This curriculum unit will not only explore how pictures can aid in language acquisition, but also how they can tell the story of a civilization. Students will use simple French vocabulary and language expressions to describe the images and research, in English, to discover what the artwork reveals about French history, culture, symbols, and practices. Students will compare and contrast pictorial stories of French civilization from pre-history through the twentieth century: from cave paintings to tapestries to comics.
The unit plan has been developed for sixth-grade Exploratory French students; however, it may be adapted to more advanced levels of language proficiency and cultural exploration. As there
is no mandated district curriculum for Exploratory French, I am able to create curriculum for my sixth-grade students, often collaborating with their classroom teachers to develop units that reinforce the core curriculum through French. Currently, sixth graders create sequenced graphic stories in their language-arts classes. My "picture writing" curriculum unit will align with their language arts instruction on narrative order, strengthening the students' concept of beginning, middle, and end through a visual medium while expanding their global and cultural awareness and introducing them to basic French vocabulary and simple phrases.
Students will use technology to discover and explore the caves and tapestries and to create their own versions of the Bayeux Tapestry and other artworks. They will use mapping skills to explore the geographic regions of France represented by the artworks studied. Students will discuss how the art was created and how the evolution of materials or "technology" affects how we tell stories. They will also explore the purpose of the artwork and, if possible, who created the artwork. Students will reflect on the technology they would use to tell their own stories and how that would differ from the unit's artwork.
Students will make connections to innovations in science, engineering, and technology that help to prevent deterioration of the cave paintings from exposure to contaminants and to restore and preserve the delicate textiles of the tapestries. Replica caves now allow visitors to explore "faux Lascaux" without risking further damage to the original paintings. Videos on the official websites of these masterpieces allow students to view restoration and re-creation efforts "virtually" first-hand. Connections will be made to language arts as students discuss why there is such a prevalence of French words in the English language (cognates) and how words evolve.

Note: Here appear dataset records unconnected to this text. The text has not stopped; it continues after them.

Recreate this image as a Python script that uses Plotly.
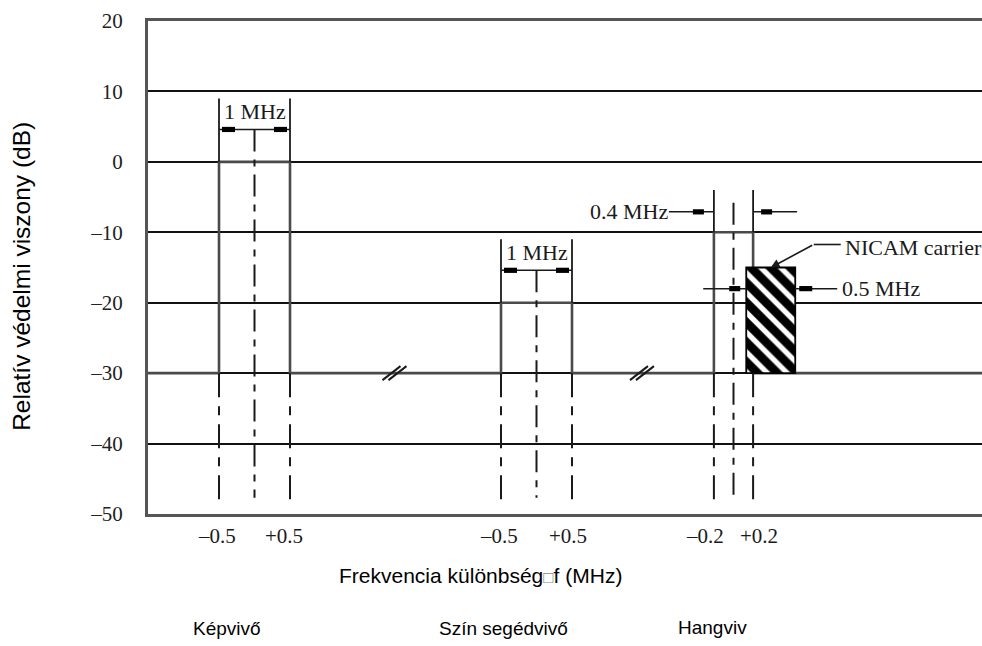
import plotly.graph_objects as go

# ---- data -------------------------------------------------------------
carriers = ["Képvivő", "Szín segédvivő", "Hangviv"]
band_low = [-0.5, -0.5, -0.2]      # MHz, lower band edge relative to the carrier
band_high = [0.5, 0.5, 0.2]        # MHz, upper band edge relative to the carrier
band_level = [0, -20, -10]         # dB, protection ratio inside the band
floor_level = -30                  # dB, protection ratio outside the bands

nicam_offset = 0.38                # MHz, NICAM centre above the sound carrier
nicam_bw = 0.5                     # MHz
nicam_level = -15                  # dB

y_ticks = [20, 10, 0, -10, -20, -30, -40, -50]

# ---- schematic layout (broken frequency axis) -------------------------
X_SPAN = 834.0
group_center = [106.5, 388.5, 585.5]
group_scale = [71.0, 71.0, 98.0]          # axis units per MHz in each segment
tick_shift_low = [-2, -2, -9]
tick_shift_high = [-6, -4, 6]
name_shift = [-28, -33, -21]
name_yshift = [-114, -114, -113]

SERIF = "Liberation Serif, Times New Roman, serif"
SANS = "Liberation Sans, Arial, sans-serif"
INK = "#1a1a1a"
TRACE = "#4a4a4a"
NOTE_SIZE = 22
SANS_SIZE = 19


def gx(g, f):
    return group_center[g] + f * group_scale[g]


def fmt(v):
    return f"{v:+.1f}".replace("-", "–")


fig = go.Figure()

# stepped protection-ratio curve
xs, ys = [0.0], [floor_level]
for g in range(len(carriers)):
    L, R = gx(g, band_low[g]), gx(g, band_high[g])
    xs += [L, L, R, R]
    ys += [floor_level, band_level[g], band_level[g], floor_level]
xs.append(X_SPAN)
ys.append(floor_level)
fig.add_trace(go.Scatter(x=xs, y=ys, mode="lines",
                         line=dict(color=TRACE, width=2.6),
                         hoverinfo="skip", showlegend=False))

# NICAM carrier, hatched
NL = gx(2, nicam_offset - nicam_bw / 2)
NR = gx(2, nicam_offset + nicam_bw / 2)
NC = gx(2, nicam_offset)
fig.add_trace(go.Scatter(
    x=[NL, NR, NR, NL, NL],
    y=[floor_level, floor_level, nicam_level, nicam_level, floor_level],
    mode="lines", fill="toself", fillcolor="white",
    fillpattern=dict(shape="\\", fgcolor="black", bgcolor="white",
                     fgopacity=1, size=14, solidity=0.62),
    line=dict(color="black", width=1.8),
    hoverinfo="skip", showlegend=False))

shapes = []
annotations = []
EDGE_DASH = "24px,9px,9px,9px"
CENTER_DASH = "22px,8px,7px,8px"
y_bottom_edge = -48.3
y_bottom_center = -47.7


def vline(x, y0, y1, dash="solid", width=1.8, color=INK):
    shapes.append(dict(type="line", xref="x", yref="y", x0=x, x1=x, y0=y0, y1=y1,
                       line=dict(color=color, width=width, dash=dash)))


def hline_px(xa, px0, px1, y, width=1.5):
    shapes.append(dict(type="line", xref="x", yref="y", xsizemode="pixel",
                       xanchor=xa, x0=px0, x1=px1, y0=y, y1=y,
                       line=dict(color=INK, width=width)))


def blob(xa, px0, px1, y):
    shapes.append(dict(type="rect", xref="x", yref="y", xsizemode="pixel",
                       ysizemode="pixel", xanchor=xa, yanchor=y,
                       x0=px0, x1=px1, y0=-2.6, y1=2.6,
                       fillcolor="black", line=dict(width=0)))


def serif_note(text, x, y, xanchor="center", xshift=0):
    annotations.append(dict(text=text, x=x, y=y, xref="x", yref="y",
                            xanchor=xanchor, yanchor="middle", xshift=xshift,
                            showarrow=False,
                            font=dict(family=SERIF, size=NOTE_SIZE, color=INK)))


for g in range(len(carriers)):
    L, R = gx(g, band_low[g]), gx(g, band_high[g])
    C = gx(g, 0)
    top = band_level[g]
    bw = band_high[g] - band_low[g]
    # band edges continued below the floor
    vline(L, floor_level, y_bottom_edge, EDGE_DASH, 2)
    vline(R, floor_level, y_bottom_edge, EDGE_DASH, 2)
    if g < 2:
        # inside dimension: |<-- bw -->|
        dim_y = top + 4.6
        vline(L, top, top + 9)
        vline(R, top, top + 9)
        shapes.append(dict(type="line", xref="x", yref="y", x0=L, x1=R,
                           y0=dim_y, y1=dim_y, line=dict(color=INK, width=1.5)))
        blob(L, 3, 16, dim_y)
        blob(R, -16, -3, dim_y)
        serif_note(f"{bw:g} MHz", C, top + 7.2)
        vline(C, dim_y, y_bottom_center, CENTER_DASH, 2)
    else:
        # outside dimension: -->| bw |<--
        dim_y = top + 2.9
        vline(L, top, top + 6)
        vline(R, top, top + 6)
        hline_px(L, -45, 0, dim_y)
        blob(L, -21, -10, dim_y)
        hline_px(R, 0, 44, dim_y)
        blob(R, 8, 19, dim_y)
        serif_note(f"{bw:g} MHz", L, dim_y, xanchor="right", xshift=-44)
        vline(C, top + 4.2, y_bottom_center, CENTER_DASH, 2)

    # frequency tick labels under the axis
    for val, x, sh in ((band_low[g], L, tick_shift_low[g]),
                       (band_high[g], R, tick_shift_high[g])):
        annotations.append(dict(text=fmt(val), x=x, y=0, xref="x", yref="paper",
                                xanchor="center", yanchor="middle", xshift=sh, yshift=-22,
                                showarrow=False,
                                font=dict(family=SERIF, size=21, color=INK)))
    # carrier names
    annotations.append(dict(text=carriers[g], x=C, y=0, xref="x", yref="paper",
                            xanchor="center", yanchor="middle", xshift=name_shift[g],
                            yshift=name_yshift[g], showarrow=False,
                            font=dict(family=SANS, size=SANS_SIZE, color="black")))

# NICAM bandwidth dimension
nic_dim = nicam_level - 3
hline_px(NL, -43, 0, nic_dim)
blob(NL, -17, -6, nic_dim)
hline_px(NR, 0, 42, nic_dim)
blob(NR, 4, 17, nic_dim)
serif_note(f"{nicam_bw:g} MHz", NR, nic_dim, xanchor="left", xshift=45)

# NICAM carrier leader
annotations.append(dict(text="", x=NC, y=nicam_level, xref="x", yref="y",
                        ax=43, ay=-23, axref="pixel", ayref="pixel",
                        showarrow=True, arrowhead=2, arrowsize=1.1, arrowwidth=1.6,
                        arrowcolor=INK))
shapes.append(dict(type="line", xref="x", yref="y", xsizemode="pixel", ysizemode="pixel",
                   xanchor=NC, yanchor=nicam_level, x0=43, x1=70, y0=23, y1=23,
                   line=dict(color=INK, width=1.6)))
serif_note("NICAM carrier", NC, nicam_level + 2.8, xanchor="left", xshift=72)

# axis break marks between the segments
for g in range(len(carriers) - 1):
    mid = (gx(g, band_high[g]) + gx(g + 1, band_low[g + 1])) / 2
    for off in (-3, 3):
        shapes.append(dict(type="line", xref="x", yref="y", xsizemode="pixel",
                           ysizemode="pixel", xanchor=mid, yanchor=floor_level,
                           x0=-10 + off, x1=8 + off, y0=-7, y1=7,
                           line=dict(color=INK, width=2)))

# axis titles
annotations.append(dict(text="Relatív védelmi viszony (dB)", x=0, y=0.481,
                        xref="paper", yref="paper", xshift=-126, textangle=-90,
                        xanchor="center", yanchor="middle", showarrow=False,
                        font=dict(family=SANS, size=24.5, color="black")))
annotations.append(dict(text="Frekvencia különbség<span style='font-size:17px;color:#888'>□</span>f (MHz)",
                        x=0.399, y=0, xref="paper", yref="paper", yshift=-61,
                        xanchor="center", yanchor="middle", showarrow=False,
                        font=dict(family=SANS, size=21, color="black")))

fig.update_layout(
    width=982, height=646,
    margin=dict(l=148, r=0, t=21, b=132),
    paper_bgcolor="white", plot_bgcolor="white",
    shapes=shapes, annotations=annotations,
    showlegend=False,
    xaxis=dict(range=[0, X_SPAN], showgrid=False, zeroline=False,
               showticklabels=False, ticks="", showline=True, mirror=True,
               linecolor="#555", linewidth=3, fixedrange=True),
    yaxis=dict(range=[-50, 20], tickvals=y_ticks,
               ticktext=[str(v).replace("-", "–") for v in y_ticks],
               showgrid=True, gridcolor="#111", gridwidth=1.8, zeroline=False,
               showline=True, mirror=False, linecolor="#555", linewidth=3,
               ticks="", ticklabelstandoff=18,
               tickfont=dict(family=SERIF, size=21, color="#222"), fixedrange=True),
)

fig.write_html("out.html")
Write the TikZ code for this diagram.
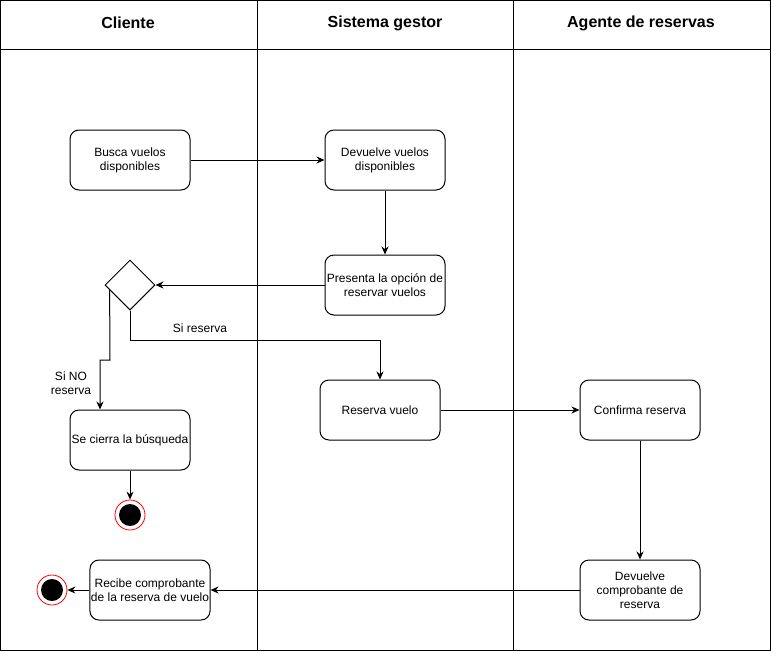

During this unit, students will explore the techniques used in the artwork. This hands-on component will be taught primarily in simple French with the use of gestures and demonstration. Students could create a mural of cave drawings, a streamer-cartoon of an historical event, a simple tapestry project, or a cartoon strip. At the conclusion of the unit, students will create a pictorial story in the style of one of the artworks studied in this unit. Their three tapestry panels will depict a beginning, middle, and end to their story. In oral presentations, students will describe and answer teacher and peer questions about their tapestries. Pictures Tell the Story -- From Caves to Comics is intended as an interdisciplinary curriculum unit that celebrates the strengths of my students, using images to reinforce their language learning.